Opinion
October 16, 1995
Appeal from the Supreme Court, Orange County (Owen, J.).
Ordered that the order is reversed insofar as appealed from, on the law, the cross motion is granted, and the complaint is dismissed; and it is further,
Ordered that the order is affirmed insofar as cross-appealed from; and it is further,
Ordered that the appellants are awarded one bill of costs.
The plaintiff contends that "[i]n 1977 and 1978, [the corporate defendant's predecessor] Country Lake Homes, Inc., the then-owner of 53 'bungalow' units * * * on a single tax lot * * * developed a scheme of marketing these bungalow units for long term occupancy". The plaintiff alleges that this "scheme" called for the execution of what were characterized as leases. These leases allegedly provided for four successive 20-year terms, and also provided for payment of all of the consideration due to the landlord (other than a nominal fee of $10 per year) within the first three to five years of the first of the four 20-year terms. The tenants were required to become members of a homeowners' association which would administer "the common elements which support the community", and the tenants were responsible for the payment of real estate taxes, and the costs connected with water usage, sewer disposal, road maintenance, and other common elements.
In its complaint, the plaintiff sought, inter alia, a judgment declaring that the leases referred to above were in substance, albeit not in form, "assignable installment sales contract[s]". In support of their various affirmative defenses, the appellants alleged that the plaintiff had had notice of all the essential facts needed to properly plead its claims since 1976 or 1977, the plaintiff was guilty of laches, the plaintiff's claims were time-barred, and the plaintiff's claims were barred pursuant to the doctrine of res judicata. With respect to the latter affirmative defense, the appellants alleged that a prior order of the Supreme Court, rendered in a different case ( see, Levy v. Country Lake Homes, 133 A.D.2d 70) should be given preclusive effect.

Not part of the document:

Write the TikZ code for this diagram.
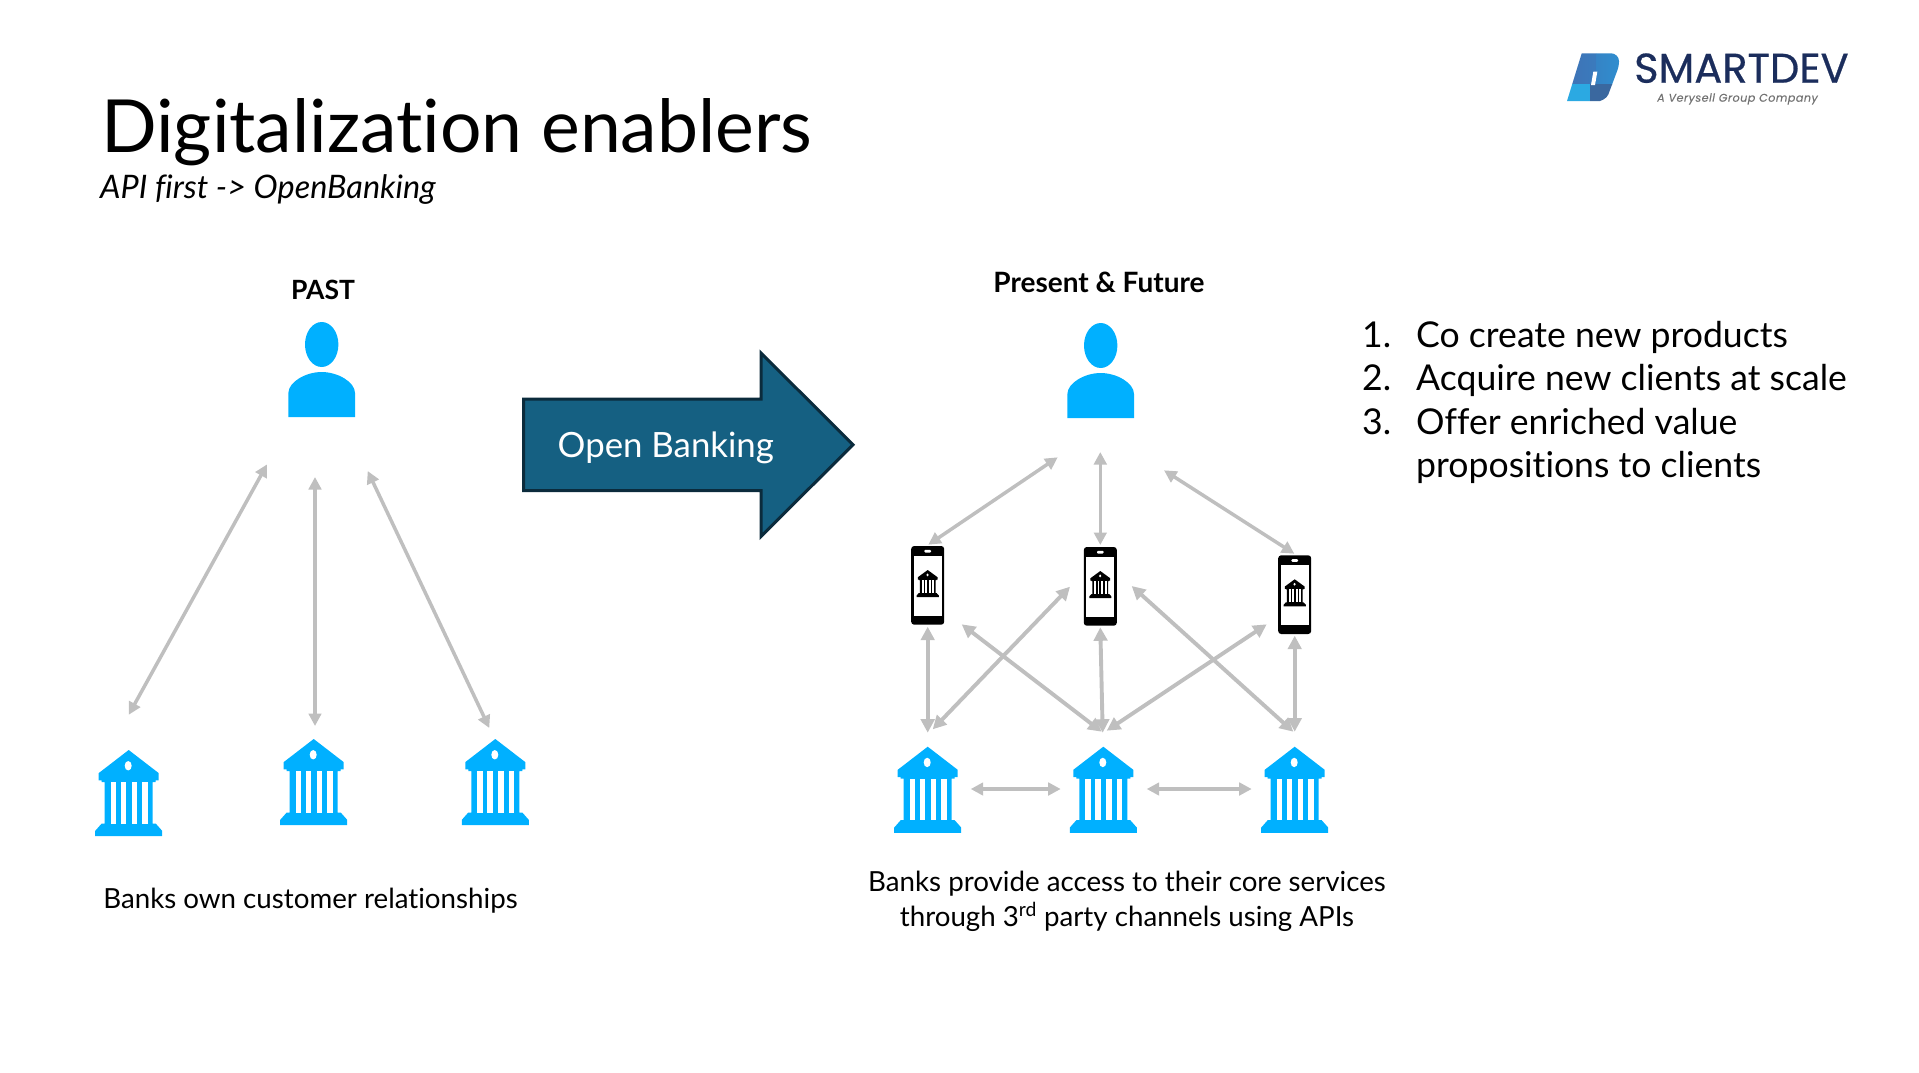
\documentclass[tikz,border=0pt]{standalone}
\usepackage{fontspec}
\setmainfont{Lato}[Ligatures=NoCommon]
\newfontfamily\logofont{Poppins}[FakeBold=0.6]
\newfontfamily\tagfont{Poppins}[LetterSpace=4,FakeBold=0.3]
\usetikzlibrary{arrows.meta}

\definecolor{iconblue}{HTML}{00B0FF}
\definecolor{linkgrey}{HTML}{BFBFBF}
\definecolor{arrowfill}{HTML}{156082}
\definecolor{arrowline}{HTML}{0B2B3C}
\definecolor{logonavy}{HTML}{1B2D5C}
\definecolor{logoa}{HTML}{3F72B5}
\definecolor{logob}{HTML}{2F8FD0}
\definecolor{logoc}{HTML}{2BA9E2}
\definecolor{logod}{HTML}{3A689F}

\tikzset{
  label/.style={inner sep=0pt,anchor=base west,font=\fontsize{35.6}{43}\selectfont},
  heading/.style={inner sep=0pt,anchor=base,font=\fontsize{28}{32}\selectfont\bfseries},
  caption/.style={inner sep=0pt,anchor=base,align=center,font=\fontsize{27.7}{34.5}\selectfont},
  link/.style={<->,>={Triangle[length=12.5pt,width=12.5pt]},draw=linkgrey,line width=3.5pt},
  thicklink/.style={link,line width=3.9pt,>={Triangle[length=13.5pt,width=13.5pt]}},
  bank/.pic={
    \fill[pic actions] (0,0) -- (30,22) -- (30,29) -- (27,29) -- (27,30.5) -- (24,30.5) -- (24,70)
      -- (27,70) -- (33.5,77) -- (33.5,82) -- (-33.5,82) -- (-33.5,77) -- (-27,70) -- (-24,70)
      -- (-24,30.5) -- (-27,30.5) -- (-27,29) -- (-30,29) -- (-30,22) -- cycle;
    \fill[white] (-0.5,15) ellipse (3.5 and 4.5);
    \foreach \x in {-18,-8,3,13.5}
      \fill[white] (\x,30.5) rectangle ++(5.5,39.5);
  },
  person/.pic={
    \fill[iconblue] (0,22.5) ellipse (16.7 and 22.5);
    \fill[iconblue] (-33.3,95) -- (-33.3,71) .. controls (-33.3,60) and (-16,50) .. (0,50)
      .. controls (16,50) and (33.3,60) .. (33.3,71) -- (33.3,95) -- cycle;
  },
  phone/.pic={
    \fill[black,rounded corners=3pt] (-16.5,0) rectangle (16.5,78.7);
    \fill[white] (-14,9.5) rectangle (14,69.5);
    \fill[white,rounded corners=1pt] (-3.3,3.8) rectangle (3.3,6.6);
    \pic[fill=black,scale=0.33] at (0,24) {bank};
  },
}

\begin{document}
\begin{tikzpicture}[x=1pt,y=-1pt]
  \useasboundingbox (0,0) rectangle (1919,1073);

  % Title
  \node[inner sep=0pt,anchor=base west,font=\fontsize{73.3}{80}\selectfont] (title) at (101,152) {Digitalization enablers};
  \node[inner sep=0pt,anchor=base west,font=\fontsize{32.4}{36}\selectfont\itshape] (subtitle) at (100,198.5) {API first -> OpenBanking};

  % Logo
  \begin{scope}
    \clip (1581.7,53.3) [rounded corners=8pt] -- (1619,53.3) [rounded corners=4pt] -- (1619,66) -- (1607,98) [rounded corners=0pt] -- (1600,101) -- (1567,101) -- cycle;
    \shade[left color=logoa,right color=logoa!70!logob] (1565,50) rectangle (1596,84);
    \shade[left color=logoa!40!logob,right color=logob] (1596,50) rectangle (1622,84);
    \fill[logoc] (1565,84) rectangle (1590,103);
    \fill[logod] (1590,84) rectangle (1622,103);
  \end{scope}
  \fill[white] (1593.3,71.7) -- (1597.3,71.7) -- (1595,85) -- (1591,85) -- cycle;
  \node[inner sep=0pt,anchor=base west,text=logonavy,font=\logofont\fontsize{41.5}{44}\selectfont] (logoname) at (1634,82.7) {SMARTDEV};
  \node[inner sep=0pt,anchor=base west,text=black!55,font=\tagfont\fontsize{11.2}{14}\selectfont\itshape] (logotag) at (1657,101.7) {A Verysell Group Company};

  % Past
  \node[heading,font=\fontsize{26.5}{32}\selectfont\bfseries] (past) at (323,299) {PAST};
  \pic at (321.7,322) {person};
  \foreach \name/\x/\y in {PB-1/128.7/750, PB-2/313.7/739, PB-3/495.3/739}
    \pic (\name) [fill=iconblue,yscale=1.05] at (\x,\y) {bank};
  \node[caption] (pastnote) at (310.5,908) {Banks own customer relationships};

  % Open Banking arrow
  \path[fill=arrowfill,draw=arrowline,line width=3pt] (523.5,399) -- (761,399) -- (761,353)
    -- (853,444.7) -- (761,536.5) -- (761,490.5) -- (523.5,490.5) -- cycle;
  \node[inner sep=0pt,anchor=base west,text=white,font=\fontsize{34.8}{40}\selectfont] (openbanking) at (557.5,457) {Open Banking};

  % Present and future
  \node[heading] (present) at (1099,292) {Present \& Future};
  \pic at (1100.7,323) {person};
  \foreach \name/\x/\y in {PH-1/927.7/546, PH-2/1100.3/547, PH-3/1294.7/555.3}
    \pic (\name) at (\x,\y) {phone};
  \foreach \name/\x in {FB-1/927.7, FB-2/1103.3, FB-3/1294.7}
    \pic (\name) [fill=iconblue,yscale=1.05] at (\x,746.7) {bank};
  \node[caption] (presentnote) at (1127,926) {Banks provide access to their core services\\through 3\textsuperscript{rd} party channels using APIs};

  % Ends of the connectors
  \foreach \name/\x/\y in {
      a1/128.7/714.8, a2/267/464.4, b1/315/726, b2/315/477, c1/489.3/728, c2/367.7/471,
      d1/928.3/544.7, d2/1057.7/457.3, e1/1100.3/545, e2/1100.3/452, f1/1294.3/553.7, f2/1164/470.3,
      g1/927.7/732.7, g2/927.7/626.7, h1/932.7/729.3, h2/1070/586.7, i1/1101.7/731.7, i2/961.7/624.3,
      j1/1102.7/732.7, j2/1100.3/627.3, k1/1106.7/730.7, k2/1266.7/624.3, l1/1293.3/731.7, l2/1131.7/586,
      m1/1294.7/731.7, m2/1294.7/635.7, n1/970.7/789, n2/1060.7/789, o1/1146.7/789, o2/1251.7/789}
    \coordinate (\name) at (\x,\y);

  % Connectors
  \foreach \n in {a,...,f,n,o}
    \draw[link] (\n1) -- (\n2);
  \foreach \n in {g,...,m}
    \draw[thicklink] (\n1) -- (\n2);

  % List
  \foreach \num/\y in {1/347,2/390,3/434}
    \node[label] (num-\num) at (1362,\y) {\num.};
  \node[label] (item-1) at (1416,347) {Co create new products};
  \node[label] (item-2) at (1416,390) {Acquire new clients at scale};
  \node[label] (item-3) at (1416,434) {Offer enriched value};
  \node[label] (item-4) at (1416,477) {propositions to clients};
\end{tikzpicture}
\end{document}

The complaint in the Levy action ( supra) purported to state causes of action on behalf of a class consisting of "106 persons who are tenants under written leases * * * [and who] occupy 46 buildings [on defendant's property]". In the Levy action, the plaintiff class sought a declaratory judgment interpreting "the rights of the class members to the relief sought under and pursuant to leases given to each of them by the defendants".
The appellants have demonstrated their entitlement to judgment as a matter of law based on their Statute of Limitations and res judicata defenses ( see, CPLR 3211 [a] [5]). The plaintiff's claim was not interposed within 6 years of its accrual, and is time-barred irrespective of whether it is considered one for declaratory judgment ( see, CPLR 213; Janiak v. Town of Greenville, 203 A.D.2d 329; 145 Kisco Ave. Corp. v. Dufner Enters., 198 A.D.2d 482; Amerada Hess Corp. v. Acampora, 109 A.D.2d 719) or one for reformation of the leases ( see, CPLR 213, [2]; Matter of Wallace v. 600 Partners Co., 205 A.D.2d 202; Lopata v. Lopata, 196 A.D.2d 741; Arrathoon v. East N.Y. Sav. Bank, 169 A.D.2d 804). We also find that the central issue raised in the present case could have been litigated in the Levy action, and that the present action is barred by the doctrine of res judicata ( see, O'Brien v. City of Syracuse, 54 N.Y.2d 353; Smith v. Russell Sage Coll., 54 N.Y.2d 185; Joem Intl. v Swedwall, Inc., 215 A.D.2d 530; Land v. Wesley, 214 A.D.2d 540). Bracken, J.P., Balletta, Pizzuto and Hart, JJ., concur.